> **Short problem**: Reproduce, please, the span of lines beginning at the line with "What D3.js code" and ending at the line with "6.53e-31, 3.55e-31, 1.41e-31];", inclusive, minus any pictures.

> **Records provided**:
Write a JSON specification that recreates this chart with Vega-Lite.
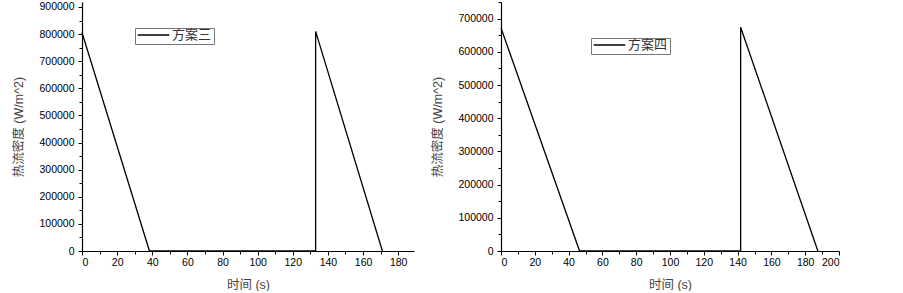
{
  "$schema": "https://vega.github.io/schema/vega-lite/v6.json",
  "background": "white",
  "padding": {"left": 12, "top": -3, "right": 0, "bottom": 0},
  "spacing": 17,
  "config": {
    "view": {"stroke": null},
    "axis": {
      "domainColor": "black",
      "domainWidth": 1.2,
      "tickColor": "black",
      "tickWidth": 1,
      "grid": false,
      "labelFont": "Liberation Sans",
      "labelFontSize": 10.5,
      "labelColor": "black",
      "labelOverlap": false,
      "titleFont": "Liberation Sans, Noto Sans CJK SC",
      "titleFontSize": 12.5,
      "titleFontWeight": "normal",
      "titleColor": "#444444"
    },
    "legend": {
      "symbolType": "stroke",
      "symbolSize": 1000,
      "symbolStrokeWidth": 1.3,
      "clipHeight": 10,
      "labelFont": "Noto Sans CJK SC",
      "labelFontSize": 13,
      "labelColor": "#333333",
      "strokeColor": "#777777",
      "fillColor": "white",
      "padding": 2,
      "labelOffset": 2,
      "cornerRadius": 0
    }
  },
  "datasets": {
    "s3": [
      {"i": 1, "t": 0, "q": 806000, "s": "方案三"},
      {"i": 2, "t": 38.4, "q": 0, "s": "方案三"},
      {"i": 3, "t": 133, "q": 0, "s": "方案三"},
      {"i": 4, "t": 133, "q": 810000, "s": "方案三"},
      {"i": 5, "t": 171, "q": 0, "s": "方案三"}
    ],
    "s4": [
      {"i": 1, "t": 0, "q": 672000, "s": "方案四"},
      {"i": 2, "t": 46.5, "q": 0, "s": "方案四"},
      {"i": 3, "t": 141.8, "q": 0, "s": "方案四"},
      {"i": 4, "t": 141.8, "q": 674000, "s": "方案四"},
      {"i": 5, "t": 187.5, "q": 0, "s": "方案四"}
    ]
  },
  "resolve": {"scale": {"stroke": "independent"}, "legend": {"stroke": "independent"}},
  "hconcat": [
    {
      "width": 332,
      "height": 249,
      "data": {"name": "s3"},
      "mark": {"type": "line", "strokeWidth": 1.3, "clip": false},
      "encoding": {
        "x": {
          "field": "t", "type": "quantitative",
          "scale": {"domain": [0, 189], "nice": false, "zero": false},
          "axis": {
            "title": "时间 (s)",
            "values": [0,10,20,30,40,50,60,70,80,90,100,110,120,130,140,150,160,170,180],
            "labelExpr": "datum.value % 20 === 0 ? datum.label : ''",
            "tickSize": {"condition": {"test": "datum.value % 20 === 0", "value": 4}, "value": 3},
            "labelPadding": 2,
            "titlePadding": 11
          }
        },
        "y": {
          "field": "q", "type": "quantitative",
          "scale": {"domain": [0, 918400], "nice": false},
          "axis": {
            "title": "热流密度 (W/m^2)",
            "values": [0,50000,100000,150000,200000,250000,300000,350000,400000,450000,500000,550000,600000,650000,700000,750000,800000,850000,900000],
            "format": "d",
            "labelExpr": "datum.value % 100000 === 0 ? datum.label : ''",
            "tickSize": {"condition": {"test": "datum.value % 100000 === 0", "value": 4}, "value": 3},
            "labelPadding": 4,
            "titlePadding": 13
          }
        },
        "order": {"field": "i", "type": "quantitative"},
        "stroke": {
          "field": "s", "type": "nominal",
          "scale": {"range": ["black"]},
          "legend": {"title": null, "orient": "none", "legendX": 53, "legendY": 26}
        }
      }
    },
    {
      "width": 338,
      "height": 249,
      "data": {"name": "s4"},
      "mark": {"type": "line", "strokeWidth": 1.3, "clip": false},
      "encoding": {
        "x": {
          "field": "t", "type": "quantitative",
          "scale": {"domain": [0, 200], "nice": false, "zero": false},
          "axis": {
            "title": "时间 (s)",
            "values": [0,10,20,30,40,50,60,70,80,90,100,110,120,130,140,150,160,170,180,190,200],
            "labelExpr": "datum.value % 20 === 0 ? datum.label : ''",
            "tickSize": {"condition": {"test": "datum.value % 20 === 0", "value": 4}, "value": 3},
            "labelPadding": 2,
            "titlePadding": 11
          }
        },
        "y": {
          "field": "q", "type": "quantitative",
          "scale": {"domain": [0, 750000], "nice": false},
          "axis": {
            "title": "热流密度 (W/m^2)",
            "values": [0,50000,100000,150000,200000,250000,300000,350000,400000,450000,500000,550000,600000,650000,700000,750000],
            "format": "d",
            "labelExpr": "datum.value % 100000 === 0 ? datum.label : ''",
            "tickSize": {"condition": {"test": "datum.value % 100000 === 0", "value": 4}, "value": 3},
            "labelPadding": 4,
            "titlePadding": 13
          }
        },
        "order": {"field": "i", "type": "quantitative"},
        "stroke": {
          "field": "s", "type": "nominal",
          "scale": {"range": ["black"]},
          "legend": {"title": null, "orient": "none", "legendX": 90, "legendY": 36}
        }
      }
    }
  ]
}
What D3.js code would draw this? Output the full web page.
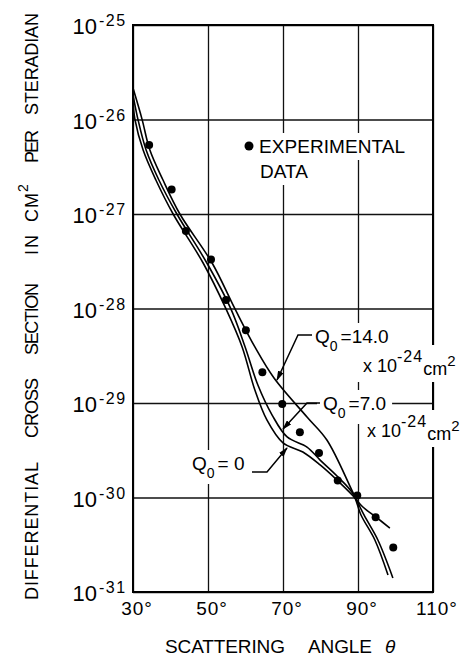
<!DOCTYPE html>
<html>
<head>
<meta charset="utf-8">
<script src="https://cdn.jsdelivr.net/npm/d3@7"></script>
<style>
body { margin: 0; background: #fff; }
svg { display: block; font-family: "Liberation Sans", Arial, sans-serif; }
</style>
</head>
<body>
<div id="chart"></div>
<script>
// scattering angle (degrees) and differential cross section (cm^2 per steradian)
var expAngle = [34.3, 40.3, 44.1, 50.8, 54.8, 60.1, 64.5, 69.8, 74.5, 79.6, 84.6, 89.8, 94.7, 99.4];
var expValue = [5.37e-27, 1.82e-27, 6.61e-28, 3.31e-28, 1.23e-28, 5.89e-29, 2.11e-29, 9.77e-30,
                4.9e-30, 2.95e-30, 1.51e-30, 1.05e-30, 6.17e-31, 2.95e-31];

// Q0 = 14.0 x 10^-24 cm^2
var q14Angle = [30, 32.4, 34.5, 38.0, 42.5, 51.1, 57.2, 62.5, 67.6, 76.4, 81.7, 88.7, 91.6, 95.3, 99.3];
var q14Value = [2.15e-26, 1.01e-26, 4.75e-27, 2.29e-27, 1.0e-27, 3.03e-28, 9.9e-29, 3.92e-29,
                1.84e-29, 7.11e-30, 4.06e-30, 1.12e-30, 6.53e-31, 3.55e-31, 1.41e-31];

// Q0 = 7.0 x 10^-24 cm^2
var q7Angle = [30, 31.3, 33.5, 36.9, 41.7, 49.7, 56.1, 59.9, 63.3, 67.1, 71.1, 76.4, 79.9, 84.4,
               88.7, 90.8, 94.5, 98.0];
var q7Value = [1.82e-26, 1.01e-26, 4.75e-27, 2.29e-27, 1.0e-27, 3.03e-28, 9.9e-29, 3.92e-29,
               1.55e-29, 7.46e-30, 4.37e-30, 3.42e-30, 2.49e-30, 1.69e-30, 1.09e-30, 6.53e-31,
               3.55e-31, 1.51e-31];

// Q0 = 0
var q0Angle = [30, 30.5, 32.7, 36.1, 40.7, 48.7, 54.8, 59.1, 62.5, 65.7, 70.0, 75.3, 79.9, 84.4,
               88.7, 91.3, 95.1, 98.5];
var q0Value = [1.57e-26, 1.01e-26, 4.75e-27, 2.29e-27, 1.0e-27, 3.03e-28, 9.9e-29, 3.92e-29,
               1.37e-29, 6.61e-30, 3.78e-30, 3.03e-30, 2.21e-30, 1.53e-30, 1.04e-30, 7.93e-31,
               6.07e-31, 4.75e-31];

var xTicks = [30, 50, 70, 90, 110];
var yExponents = [-25, -26, -27, -28, -29, -30, -31];

var width = 473,
    height = 659;

var x = d3.scaleLinear().domain([30, 110]).range([133, 433]);
var y = d3.scaleLog().domain([1e-31, 1e-25]).range([592, 25]);

var svg = d3.select("#chart")
    .append("svg")
    .attr("width", width)
    .attr("height", height);

svg.append("defs").append("marker")
    .attr("id", "arrow")
    .attr("markerUnits", "userSpaceOnUse")
    .attr("markerWidth", 10)
    .attr("markerHeight", 6)
    .attr("refX", 9)
    .attr("refY", 3)
    .attr("orient", "auto")
    .append("path")
    .attr("d", "M0,0 L10,3 L0,6 Z")
    .attr("fill", "#000");

var gridLayer = svg.append("g");
var maskLayer = svg.append("g");
var dataLayer = svg.append("g");
var textLayer = svg.append("g");

// grid lines
gridLayer.append("g")
    .attr("transform", "translate(0,592)")
    .call(d3.axisBottom(x).tickValues(xTicks).tickSize(-567).tickFormat(""))
    .call(g => g.select(".domain").remove())
    .selectAll("line")
    .attr("stroke", "#111")
    .attr("stroke-width", 1.3);

gridLayer.append("g")
    .attr("transform", "translate(133,0)")
    .call(d3.axisLeft(y).tickValues(yExponents.map(e => Math.pow(10, e))).tickSize(-300).tickFormat(""))
    .call(g => g.select(".domain").remove())
    .selectAll("line")
    .attr("stroke", "#111")
    .attr("stroke-width", 1.3);

gridLayer.append("rect")
    .attr("x", x(30)).attr("y", y(1e-25))
    .attr("width", x(110) - x(30)).attr("height", y(1e-31) - y(1e-25))
    .attr("fill", "none").attr("stroke", "#000").attr("stroke-width", 2);

// y tick labels: 10 with exponent
var yLab = svg.append("g").attr("fill", "#000");
yExponents.forEach(function (e) {
    var yy = y(Math.pow(10, e));
    yLab.append("text")
        .attr("x", 97).attr("y", yy + 9)
        .attr("text-anchor", "end")
        .attr("font-size", 22)
        .text("10");
    yLab.append("text")
        .attr("x", 99).attr("y", yy + 1)
        .attr("font-size", 16)
        .attr("letter-spacing", 1.5)
        .text("-" + Math.abs(e));
});

// x tick labels
svg.append("g").selectAll("text")
    .data(xTicks)
    .enter().append("text")
    .attr("x", d => x(d))
    .attr("dx", 4)
    .attr("y", 615)
    .attr("text-anchor", "middle")
    .attr("font-size", 19)
    .attr("letter-spacing", 1)
    .text(d => d + "°");

// axis titles
var xWords = [["SCATTERING", 165, 120], ["ANGLE", 308, 64]];
svg.append("g").selectAll("text")
    .data(xWords)
    .enter().append("text")
    .attr("x", d => d[1]).attr("y", 653)
    .attr("font-size", 19)
    .attr("textLength", d => d[2])
    .attr("lengthAdjust", "spacing")
    .text(d => d[0]);
svg.append("text")
    .attr("x", 385).attr("y", 653)
    .attr("font-size", 19).attr("font-style", "italic")
    .text("θ");

var yWords = [["DIFFERENTIAL", 600, 138], ["CROSS", 438, 60], ["SECTION", 355, 72],
              ["IN", 255, 20], ["CM", 222, 29], ["PER", 163, 33], ["STERADIAN", 115, 102]];
var yTitle = svg.append("g").attr("transform", "translate(38,0) rotate(-90)");
yTitle.selectAll("text")
    .data(yWords)
    .enter().append("text")
    .attr("x", d => -d[1]).attr("y", 0)
    .attr("font-size", 18)
    .attr("textLength", d => d[2])
    .attr("lengthAdjust", "spacing")
    .text(d => d[0]);
yTitle.append("text")
    .attr("x", -192).attr("y", -10)
    .attr("font-size", 14)
    .text("2");

// theory curves
var line = d3.line()
    .x(d => x(d[0]))
    .y(d => y(d[1]))
    .curve(d3.curveCatmullRom.alpha(0.5));

[[q0Angle, q0Value], [q7Angle, q7Value], [q14Angle, q14Value]].forEach(function (s) {
    dataLayer.append("path")
        .datum(d3.zip(s[0], s[1]))
        .attr("d", line)
        .attr("fill", "none")
        .attr("stroke", "#000")
        .attr("stroke-width", 1.6);
});

// experimental points
dataLayer.selectAll("circle")
    .data(d3.zip(expAngle, expValue))
    .enter().append("circle")
    .attr("cx", d => x(d[0]))
    .attr("cy", d => y(d[1]))
    .attr("r", 4)
    .attr("fill", "#000");

// legend
textLayer.append("circle").attr("cx", 249).attr("cy", 146).attr("r", 4.5).attr("fill", "#000");
var masked = [];
masked.push(textLayer.append("text").attr("x", 259).attr("y", 153).attr("font-size", 19)
    .attr("textLength", 146).attr("lengthAdjust", "spacing").text("EXPERIMENTAL"));
masked.push(textLayer.append("text").attr("x", 260).attr("y", 178).attr("font-size", 19)
    .text("DATA"));

// Q0 labels
function qLabel(px, py, rest) {
    var t = textLayer.append("text").attr("x", px).attr("y", py).attr("font-size", 19);
    t.append("tspan").text("Q");
    t.append("tspan").attr("dy", 8).attr("font-size", 14).text("0");
    t.append("tspan").attr("dy", -8).attr("dx", 3).text(rest);
    masked.push(t);
}
function unitLabel(px, py) {
    var t = textLayer.append("text").attr("x", px).attr("y", py).attr("font-size", 18);
    t.append("tspan").text("x 10");
    t.append("tspan").attr("dy", -10).attr("font-size", 16).attr("letter-spacing", 1).text("-24");
    t.append("tspan").attr("dy", 13).text("cm");
    t.append("tspan").attr("dy", -9).attr("font-size", 15).text("2");
    masked.push(t);
}
qLabel(315, 343, "=14.0");
unitLabel(363, 372);
qLabel(323, 410, "=7.0");
unitLabel(367, 437);
qLabel(192, 470, "= 0");

// leader lines with arrows
var leaders = [
    [[312, 335], [298, 335], [277, 380]],
    [[320, 403], [307, 403], [283, 429]],
    [[252, 472], [267, 472], [287, 448]]
];
leaders.forEach(function (p) {
    textLayer.append("path")
        .attr("d", d3.line()(p))
        .attr("fill", "none")
        .attr("stroke", "#000")
        .attr("stroke-width", 1.5)
        .attr("marker-end", "url(#arrow)");
});

// white boxes behind labels break the grid like the original
masked.forEach(function (t) {
    var b = t.node().getBBox();
    maskLayer.append("rect")
        .attr("x", b.x - 6).attr("y", b.y - 3)
        .attr("width", b.width + 12).attr("height", b.height + 6)
        .attr("fill", "#fff");
});
</script>
</body>
</html>
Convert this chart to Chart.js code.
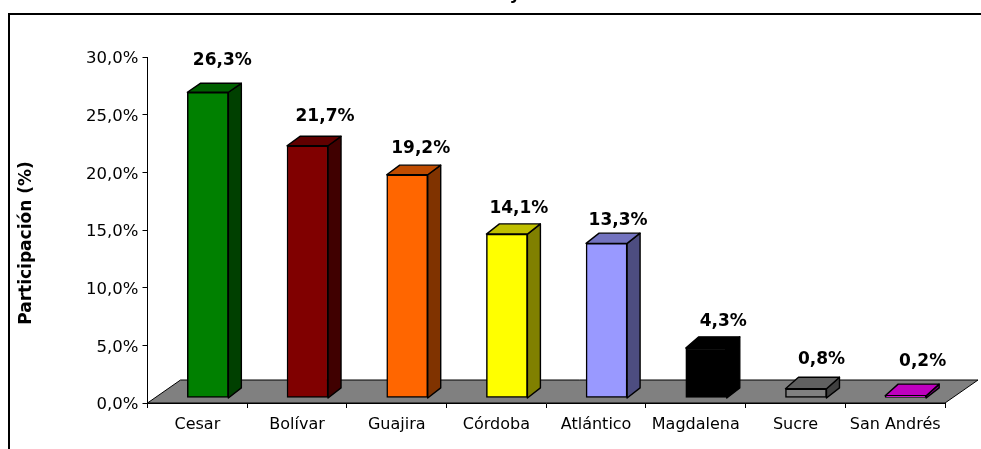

> **Solution for this task**:
What D3.js code would draw this? Output the full web page.
<!DOCTYPE html>
<html>
<head>
<meta charset="utf-8">
<script src="https://cdn.jsdelivr.net/npm/d3@7"></script>
<style>
body { margin: 0; background: #fff; }
svg { display: block; font-family: "Liberation Sans", Arial, sans-serif; }
</style>
</head>
<body>
<div id="chart"></div>
<script>
// scattering angle (degrees) and differential cross section (cm^2 per steradian)
var expAngle = [34.3, 40.3, 44.1, 50.8, 54.8, 60.1, 64.5, 69.8, 74.5, 79.6, 84.6, 89.8, 94.7, 99.4];
var expValue = [5.37e-27, 1.82e-27, 6.61e-28, 3.31e-28, 1.23e-28, 5.89e-29, 2.11e-29, 9.77e-30,
                4.9e-30, 2.95e-30, 1.51e-30, 1.05e-30, 6.17e-31, 2.95e-31];

// Q0 = 14.0 x 10^-24 cm^2
var q14Angle = [30, 32.4, 34.5, 38.0, 42.5, 51.1, 57.2, 62.5, 67.6, 76.4, 81.7, 88.7, 91.6, 95.3, 99.3];
var q14Value = [2.15e-26, 1.01e-26, 4.75e-27, 2.29e-27, 1.0e-27, 3.03e-28, 9.9e-29, 3.92e-29,
                1.84e-29, 7.11e-30, 4.06e-30, 1.12e-30, 6.53e-31, 3.55e-31, 1.41e-31];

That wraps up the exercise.